Flowers from the Farm aims to reverse the trend by building awareness of the virtues of locally grown flowers and developing a network of flower growers across the country. Members of Flowers from the Farm offer seasonal flowers of garden-style informal beauty and fragrance that are freshly picked from a local field and therefore involve a fraction of the travel miles. Each arrangement will have the elegance and unique charm that can only come from small-scale, local production. We don’t choose our flowers because they’ll produce a predictable acre of identical blooms. We grow small quantities of a large number of varieties because we think they do something wonderful to arrangements. Stems may wiggle and twist, tendrils may reach and sprawl and this natural character is exactly why we love them. Our members’ floral creations are so stunningly beautiful that they make buying British a true privilege, the very top choice on sheer merit alone. Saving the planet becomes a happy by-product.
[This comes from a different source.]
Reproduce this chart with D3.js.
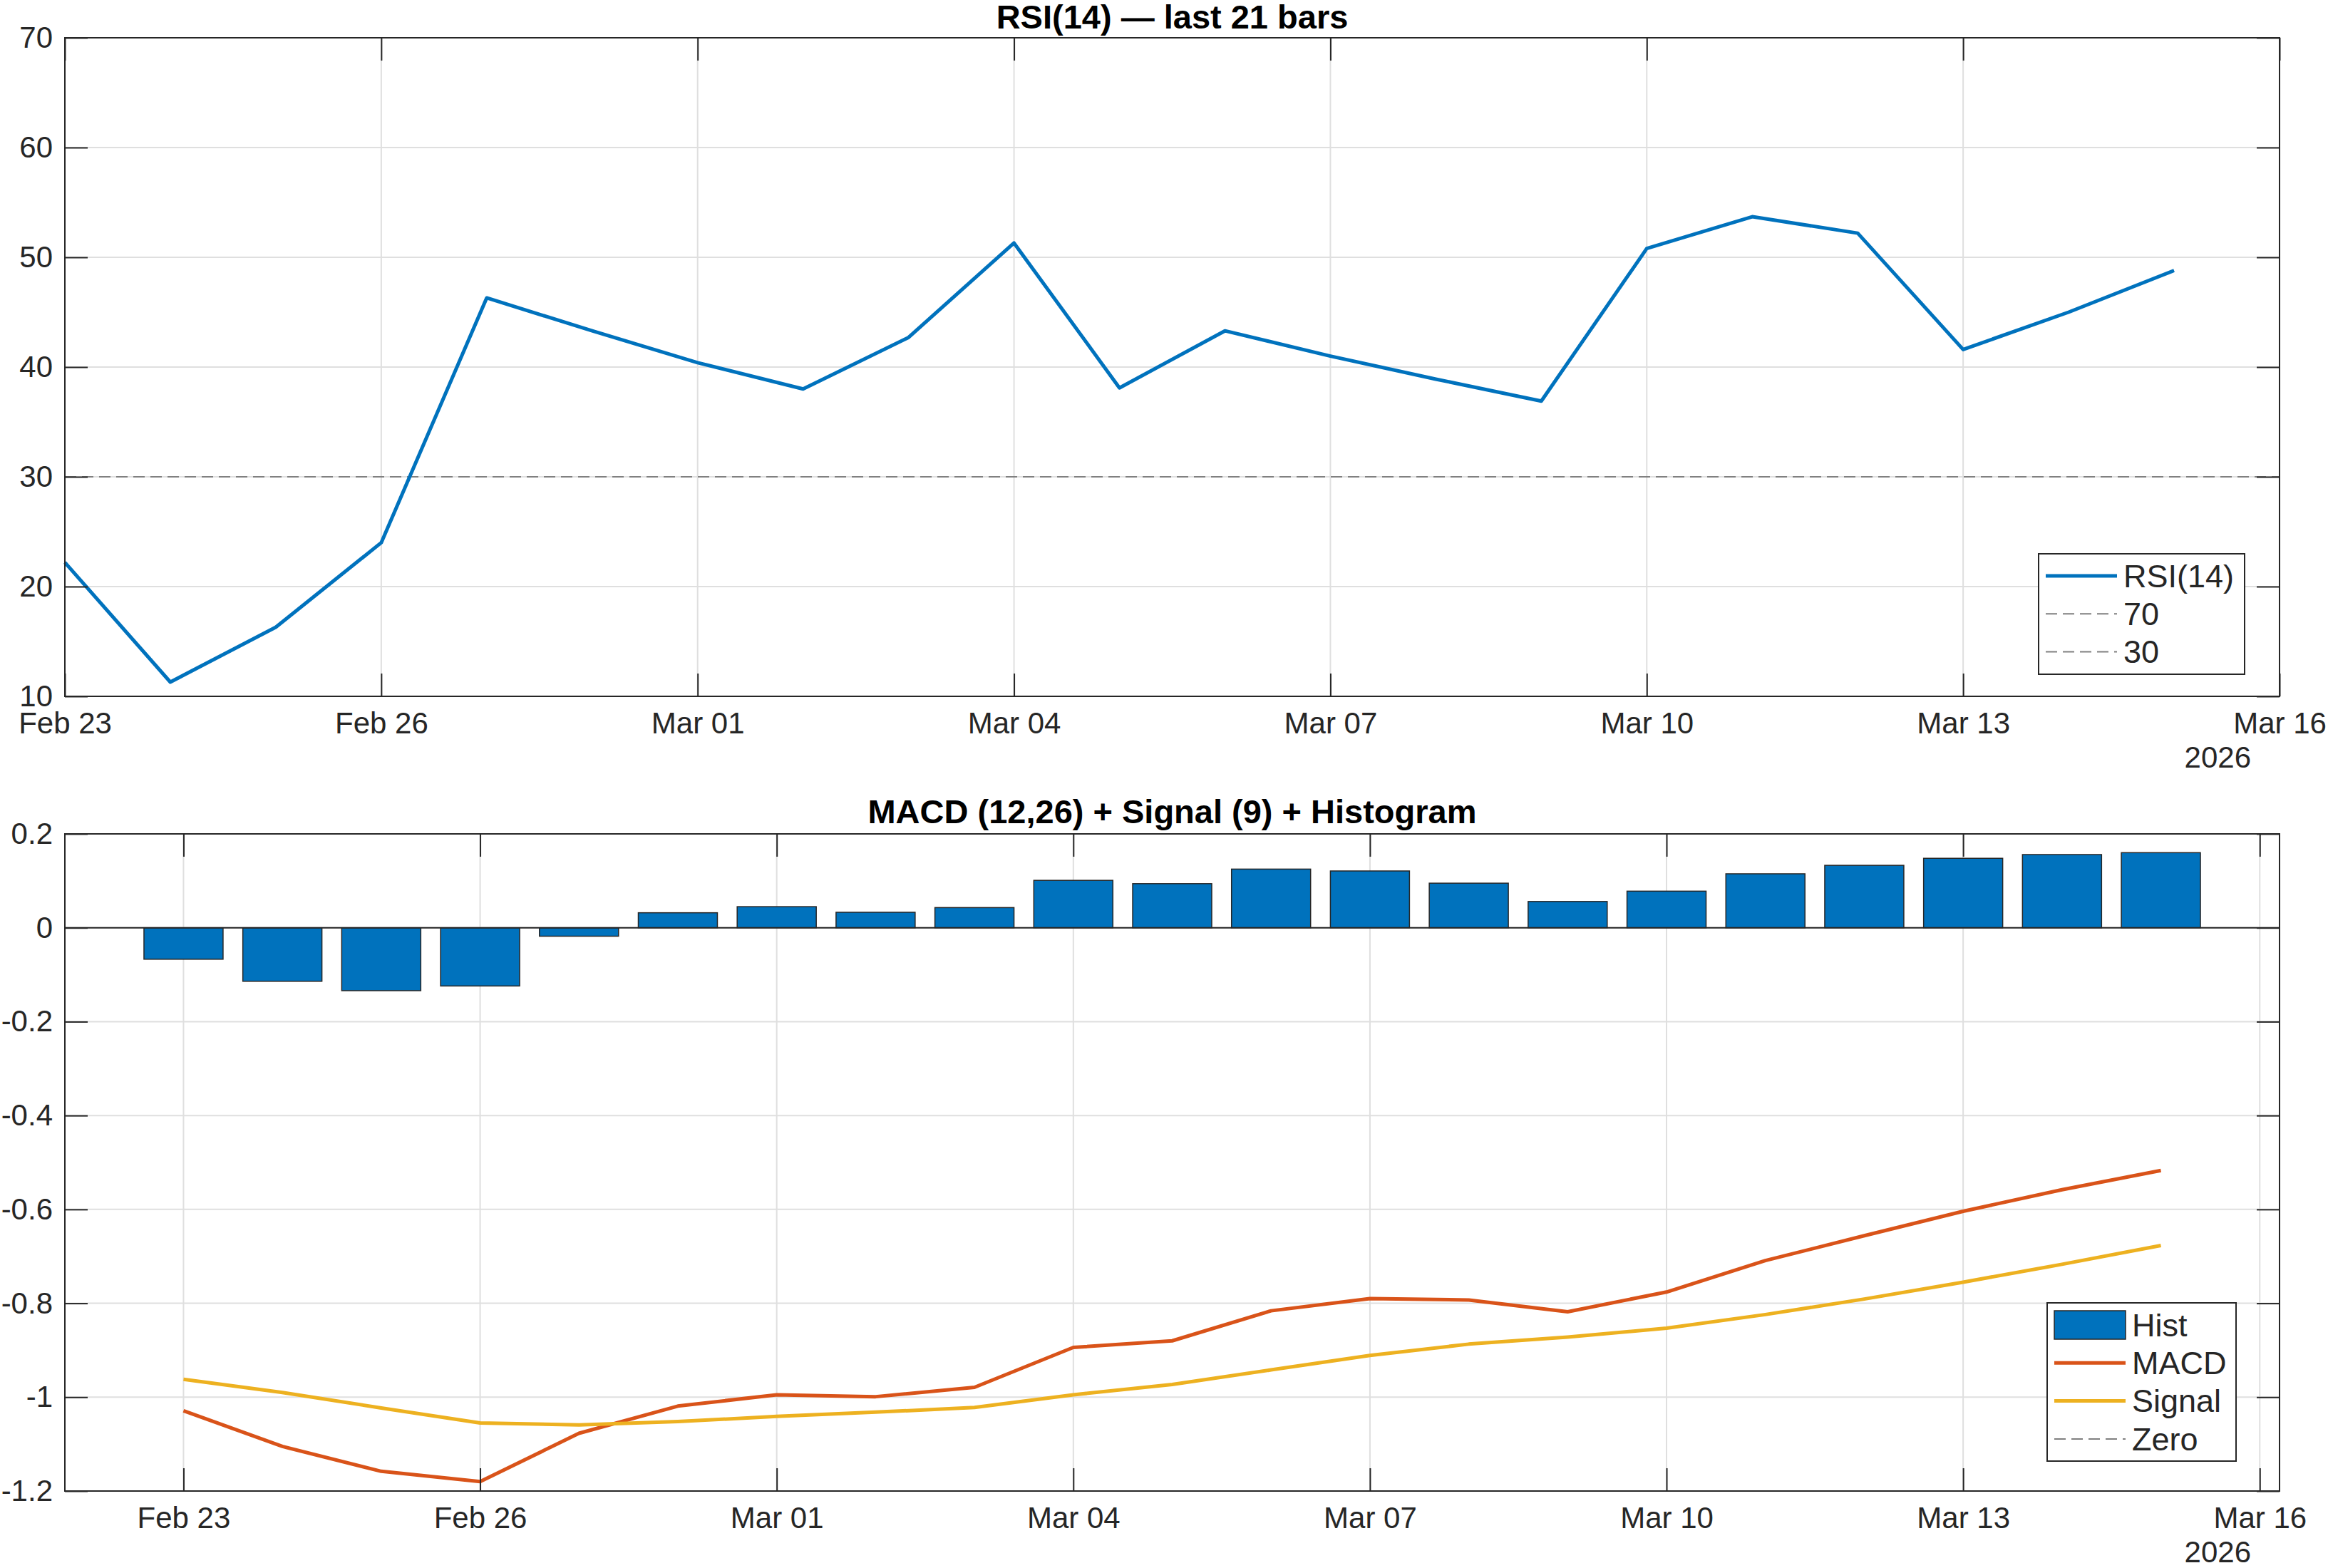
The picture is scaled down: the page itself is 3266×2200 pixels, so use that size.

But saving the planet we truly are, one small flower patch at a time. We grow mainly outdoors without additonal light or heat and choose flowers that love their particular growing conditions. Picked fresh from the flower plot, there is no need for us to extend vase life with chemicals. We care for the soil, enrich the land, create food for bees and butterflies and generate rich habitats for soil microbes, inverterbrates and everything that depends on them, which is all life on earth.

I know it sometimes seems hopeless, but collectively there is so much we can do to put hope into action. Flowers are an essential part of the ecosystem, and across our countryside wildflowers have been decimated over the past half century. But this sad truth provides a golden opportunity and a profoundly beautiful realisation if we are open to it; that what I can do, what we can do, to help reverse the severe decline in the insect population, to give the local environment the helping hand it needs to recover and to thrive, is grow flowers. The greater number and diversity and span throughout the year the better. What a perfect gift of a purpose.

 

So instead of choosing between imported flowers, grown in monocultures and sprayed with harmful chemicals, that have travelled across seas to be here at the expense of the atmosphere, make the easy choice and choose British. I assure you that the limitation will be liberating and you will not be disappointed with the beauty of British grown blooms.